Open source software typically favors service oriented business models, although MySQL is a notable example that successfully combines an open source license with an alternative commercial license. IBM is a typical example of a company that profits from open source in its consulting services arm, where Linux provides them with superior profit margins. Mobilemaps is based on an advertising service model that offers a free sign-up to its distributed Location Advertising network in exchange for a small percentage commission on advertising "clicks". While it is of course possible for companies deploying Mobilemaps software to use whatever advertising they wish, Mobilemaps offers the immediate convenience of not having to write a Location Advertising system, and is ultimately likely to offer better income to Portals due to economies of scale. Before embarking on an open source project with commercial backing, we recommend finding a suitable business model that will add value to the entire community who might use the software, and not just the original investor.

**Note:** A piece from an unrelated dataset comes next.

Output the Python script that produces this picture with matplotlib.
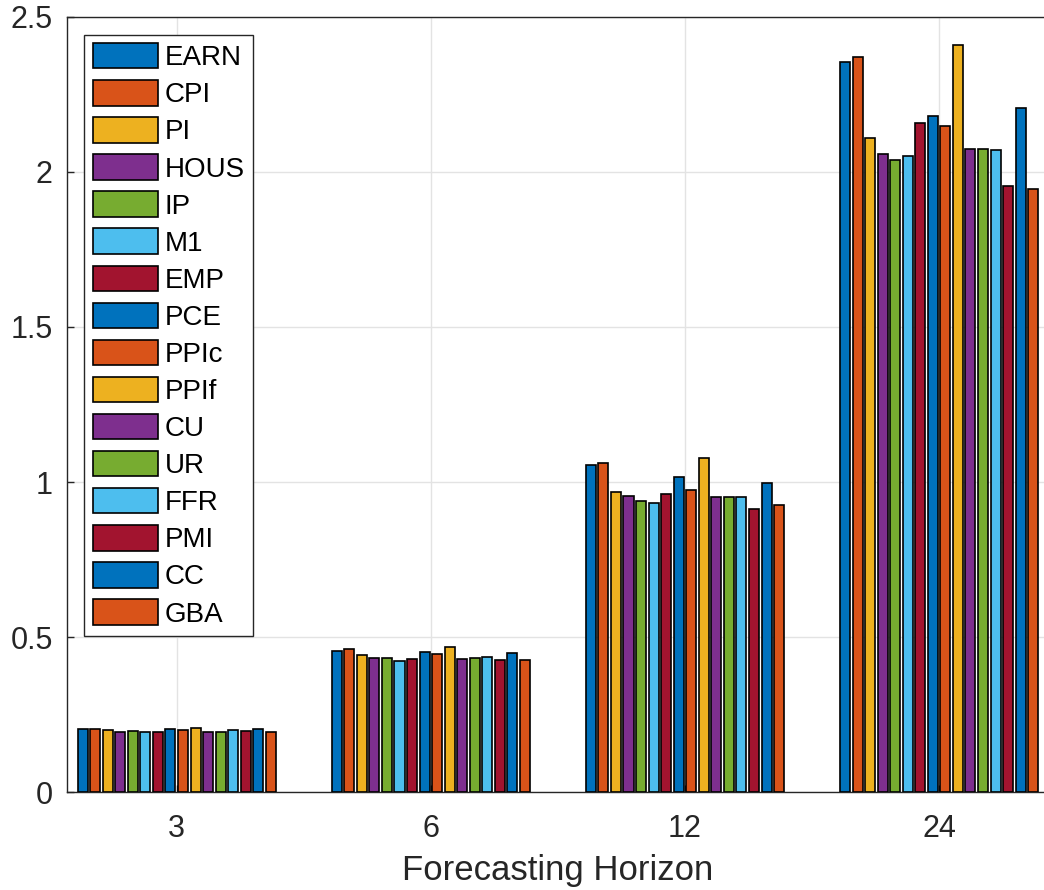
import numpy as np
import matplotlib
matplotlib.use("Agg")
import matplotlib.pyplot as plt

plt.rcParams['font.family'] = ['Liberation Sans', 'DejaVu Sans']

# forecasting horizons (months) and series names
horizons = ['3', '6', '12', '24']
series = ['EARN', 'CPI', 'PI', 'HOUS', 'IP', 'M1', 'EMP', 'PCE',
          'PPIc', 'PPIf', 'CU', 'UR', 'FFR', 'PMI', 'CC', 'GBA']

# one row per horizon, one column per series
h3 = [0.204, 0.204, 0.201, 0.195, 0.198, 0.194, 0.194, 0.202,
      0.200, 0.207, 0.193, 0.195, 0.199, 0.197, 0.204, 0.194]
h6 = [0.455, 0.463, 0.441, 0.431, 0.432, 0.424, 0.428, 0.451,
      0.444, 0.468, 0.428, 0.431, 0.437, 0.426, 0.450, 0.425]
h12 = [1.055, 1.062, 0.967, 0.954, 0.940, 0.932, 0.962, 1.017,
       0.975, 1.079, 0.952, 0.952, 0.952, 0.914, 0.998, 0.925]
h24 = [2.355, 2.370, 2.108, 2.057, 2.039, 2.052, 2.157, 2.182,
       2.149, 2.410, 2.075, 2.075, 2.070, 1.955, 2.207, 1.944]

vals = np.array([h3, h6, h12, h24])

# MATLAB default colour order
colors = ['#0072BD', '#D95319', '#EDB120', '#7E2F8E',
          '#77AC30', '#4DBEEE', '#A2142F']

fig = plt.figure(figsize=(10.44, 8.9), dpi=100)
ax = fig.add_axes([0.0639, 0.110, 0.941, 0.871])

x = np.arange(1, len(horizons) + 1)
n = len(series)
slot = 0.79 / n
for i, name in enumerate(series):
    ax.bar(x - 0.395 + slot * (i + 0.5), vals[:, i], width=slot * 0.8,
           color=colors[i % len(colors)], edgecolor='black',
           linewidth=1.2, label=name, zorder=3)

ax.set_xlim(0.567, 4.433)
ax.set_ylim(0, 2.5)
ax.set_xticks(x)
ax.set_xticklabels(horizons)
ax.set_yticks(np.arange(0, 2.51, 0.5))
ax.set_yticklabels(['0', '0.5', '1', '1.5', '2', '2.5'])

ax.grid(True, color='#e3e3e3', linewidth=1.0, zorder=0)
ax.set_axisbelow(True)
ax.tick_params(direction='in', length=5, width=1, colors='#262626',
               labelsize=22)
ax.tick_params(axis='y', pad=10)
ax.tick_params(axis='x', pad=16)
for side in ['left', 'bottom', 'top']:
    ax.spines[side].set_color('#262626')
    ax.spines[side].set_linewidth(1.0)
ax.spines['right'].set_visible(False)

ax.set_xlabel('Forecasting Horizon', fontsize=25, color='#262626', labelpad=7)

leg = ax.legend(loc='upper left', bbox_to_anchor=(0.018, 0.977),
                fontsize=20, frameon=True, fancybox=False,
                handlelength=2.35, handleheight=1.03, handletextpad=0.25,
                labelspacing=0.32, borderpad=0.3, borderaxespad=0)
leg.get_frame().set_edgecolor('#262626')
leg.get_frame().set_linewidth(1.0)
leg.get_frame().set_alpha(1)

fig.savefig('out.png', dpi=100)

Mobilemaps has successfully released its software after approximately three man-years of development. It's Location Advertising network is in the process of deployment, and time will tell whether its open source business model is competitive. Open source software is an evolutionary creature, and there is no knowing what uses may be made of our software in future by the development community. For example we see both its search and advertising translating easily from the wired Web to the wireless Location services industry. The great strength of open source development is the ability to make use of others' contributions, as witnessed by the numerous open source software packages that helped build our system. We see this as the most practical network development model, and are confident that future advances in open source Location Search can now take days or months rather than years.